TOKYO TRAVELOGUE東京紀行

万世橋駅

2021 Winter

ネオンがやけに眩しい秋葉原の街を背に、中央通りを淡路町方面へ歩いていくと、オレンジ色のライトが薄明るく橋を照らしていた。神田川に架かる『万世橋』は昭和5年に造られた石製の橋だ。よく見ると、汽車や桜など、かわいらしいモチーフが施されている。東京屈指のターミナル駅『万世橋駅』は、かつてこの橋の向こう、須田町交差点に面して建っていた。

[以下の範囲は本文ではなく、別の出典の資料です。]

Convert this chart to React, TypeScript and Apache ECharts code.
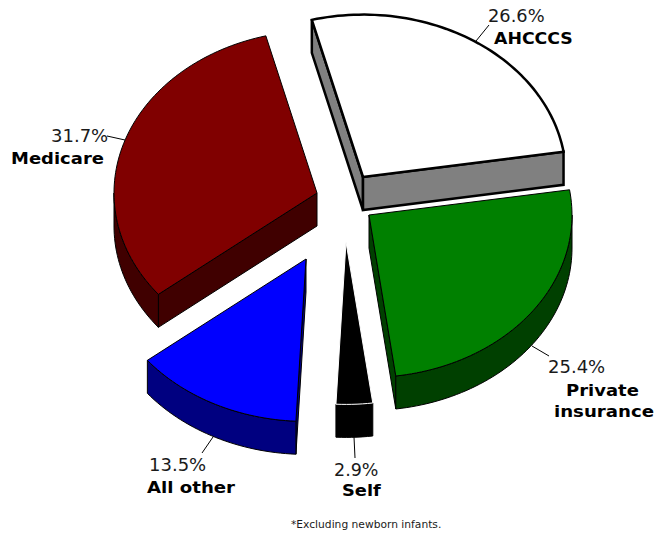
import React, { useEffect, useRef } from "react";
import * as echarts from "echarts";

const categories = ["AHCCCS", "Private insurance", "Self", "All other", "Medicare"];
const shares = [26.6, 25.4, 2.9, 13.5, 31.7];
const shareLabels = ["26.6%", "25.4%", "2.9%", "13.5%", "31.7%"];
const topColors = ["#ffffff", "#008000", "#000000", "#0000ff", "#800000"];
const sideColors = ["#808080", "#004000", "#000000", "#000080", "#400000"];
const edgeColors = ["#000000", "#000000", "#000000", "#000000", "#000000"];
const topEdgeColors = ["#000000", "#000000", "#ffffff", "#000000", "#000000"];
const edgeWidths = [2.5, 1, 1, 1, 1];
const footnote = "*Excluding newborn infants.";

// layout of the tilted, exploded pie
const RADIUS = 203;
const TILT = 0.8;
const DEPTH = 33;
const START_DEG = -14.6;
const apexes = [
  [363, 177],
  [369, 215],
  [346, 242],
  [306, 259],
  [317, 193],
];

const total = shares.reduce((a, b) => a + b, 0);
const FONT = "DejaVu Sans";

function rim(ax: number, ay: number, from: number, to: number) {
  const pts: number[][] = [];
  const n = Math.max(4, Math.ceil(Math.abs(to - from) / 1.5));
  for (let i = 0; i <= n; i++) {
    const t = ((from + ((to - from) * i) / n) * Math.PI) / 180;
    pts.push([ax + RADIUS * Math.sin(t), ay - RADIUS * TILT * Math.cos(t)]);
  }
  return pts;
}

function renderSlice(params: any, api: any) {
  const i = params.dataIndex;
  let before = 0;
  for (let j = 0; j < i; j++) before += shares[j];
  const from = START_DEG + (before / total) * 360;
  const to = from + (api.value(0) / total) * 360;
  const [ax, ay] = apexes[i];
  const arc = rim(ax, ay, from, to);
  const down = (p: number[]) => [p[0], p[1] + DEPTH];
  const side = {
    fill: sideColors[i],
    stroke: edgeColors[i],
    lineWidth: edgeWidths[i],
    lineJoin: "miter",
  };
  const apex = [ax, ay];
  const first = arc[0];
  const last = arc[arc.length - 1];
  const poly = (points: number[][], style: any) => ({ type: "polygon", shape: { points }, style });
  const children: any[] = [];
  // a radial wall shows only when the slice lies above it
  if (Math.sin((from * Math.PI) / 180) < 0) {
    children.push(poly([apex, first, down(first), down(apex)], side));
  }
  if (Math.sin((to * Math.PI) / 180) > 0) {
    children.push(poly([apex, last, down(last), down(apex)], side));
  }
  // only the front half of the rim can be seen
  const visFrom = Math.max(from, 90);
  const visTo = Math.min(to, 270);
  if (visTo > visFrom) {
    const front = rim(ax, ay, visFrom, visTo);
    children.push(poly([...front, ...front.slice().reverse().map(down)], side));
  }
  children.push(
    poly([apex, ...arc], {
      fill: topColors[i],
      stroke: topEdgeColors[i],
      lineWidth: edgeWidths[i],
      lineJoin: "miter",
    })
  );
  return { type: "group", children };
}

const valueStyle = { font: `17.5px "${FONT}"`, fill: "#1a1a1a" };
const nameStyle = { font: `bold 16.5px "${FONT}"`, fill: "#000000" };

function txt(text: string, x: number, y: number, base: any, scaleX = 1) {
  return {
    type: "text",
    x,
    y,
    scaleX,
    silent: true,
    style: { ...base, text, textAlign: "left", textVerticalAlign: "bottom" },
  };
}
function leader(x1: number, y1: number, x2: number, y2: number) {
  return { type: "line", silent: true, shape: { x1, y1, x2, y2 }, style: { stroke: "#000000", lineWidth: 1 } };
}

export default function App() {
  const ref = useRef<HTMLDivElement>(null);
  useEffect(() => {
    const chart = echarts.init(ref.current!, undefined, { renderer: "svg" });
    chart.setOption({
      animation: false,
      backgroundColor: "#ffffff",
      series: [
        {
          type: "custom",
          coordinateSystem: "none",
          silent: true,
          data: shares.map((v, i) => ({ name: categories[i], value: [v] })),
          renderItem: renderSlice,
        },
      ],
      graphic: {
        elements: [
          leader(476, 41, 489, 25),
          leader(125, 140, 107, 136),
          leader(213, 437, 202, 453),
          leader(354, 437, 355, 458),
          leader(532, 346, 549, 356),
          txt(shareLabels[0], 488, 25, valueStyle, 1.02),
          txt(categories[0], 494, 47, nameStyle, 1.05),
          txt(shareLabels[4], 51, 145, valueStyle, 1.03),
          txt(categories[4], 11, 167, nameStyle, 1.09),
          txt(shareLabels[1], 548, 376, valueStyle, 1.03),
          txt("Private", 566, 399, nameStyle, 1.09),
          txt("insurance", 554, 420, nameStyle, 1.1),
          txt(shareLabels[3], 149, 474, valueStyle, 1.03),
          txt(categories[3], 147, 496, nameStyle, 1.1),
          txt(shareLabels[2], 334, 479, valueStyle),
          txt(categories[2], 342, 499, nameStyle, 1.08),
          txt(footnote, 291, 530, { font: `10.7px "${FONT}"`, fill: "#1a1a1a" }),
        ],
      },
    });
    return () => chart.dispose();
  }, []);
  return <div ref={ref} style={{ position: "absolute", left: 0, top: 0, width: 658, height: 533 }} />;
}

“神田須田町”と聞いて、ピンと来る人は東京に住んでいても少ないのかも知れない。すぐ近くを神田川が流れるこのエリアは、江戸期より青物市場や資材の運搬で人の往来が活発であった。明治時代になると、飲食店や映画館などの娯楽施設が多く開業したことから繁華街として発展、その賑わいは銀座に匹敵するほどだったという。

神田須田町
国立国会図書館ウェブサイトより

“万世橋駅は明治45年、中央本線の始発駅・市電のハブとして華々しく開業した。駅舎は格調高い鮮やかな煉瓦造りが特徴で、東京駅と同じ辰野金吾の設計。一等・二等待合室の他にバーや会議室などを備えた大変豪華な造りだったようで、2階で営業していた食堂では、岩野泡鳴や芥川龍之介らがしばしば文学サロンを開き、熱い討論を交わすなど、庶民から文化人まで多くの人々に愛されていた。

そんな万世橋駅。駅としての歴史はそう長く続かなかった。7年後に開業した東京駅や神田駅の影響で乗降者数は著しく減少、関東大震災で駅舎が倒壊してからは徐々にその存在も薄れ、昭和18年、静かにその役割を終えたのだ。

マーチエキュート神田万世橋
マーチエキュート神田万世橋

しかし平成25年、残された高架橋を利用して造られた商業施設がオープン。感度の高い飲食店やセレクトショップが並び、人の流れを生む新しいランドマークへと生まれ変わった。どこか懐かしくも洗練された『レトロモダン』な店内を歩けば、木製の床を踏みしめる音が響く。低いアーチ型の天井や、所々にダメージが入った赤煉瓦の壁、開業当時のまま現存する階段のタイルは、今では伝承されていない当時の職人による高度な技法で仕上げられたそうだ。茶色く変色した蹴込みや、コンクリート氷柱も100年の歴史を今に伝えてくれる。

デッキに出て、ゆらゆらと神田川に映る街の灯りを眺めながらコーヒーを啜る。遠くから聞こえる電気街の雑踏と、ひんやりとした秋の風が心地よい。ずっと昔から変わらない川の流れと、激動の時代を乗り越え革新を重ねてきたこの地を静かに見守ってきた万世橋駅。当時の記憶や歴史を今にとどめた都心に残る貴重な遺構に、少しばかり背筋が伸びる思いとともに、その場を後にした。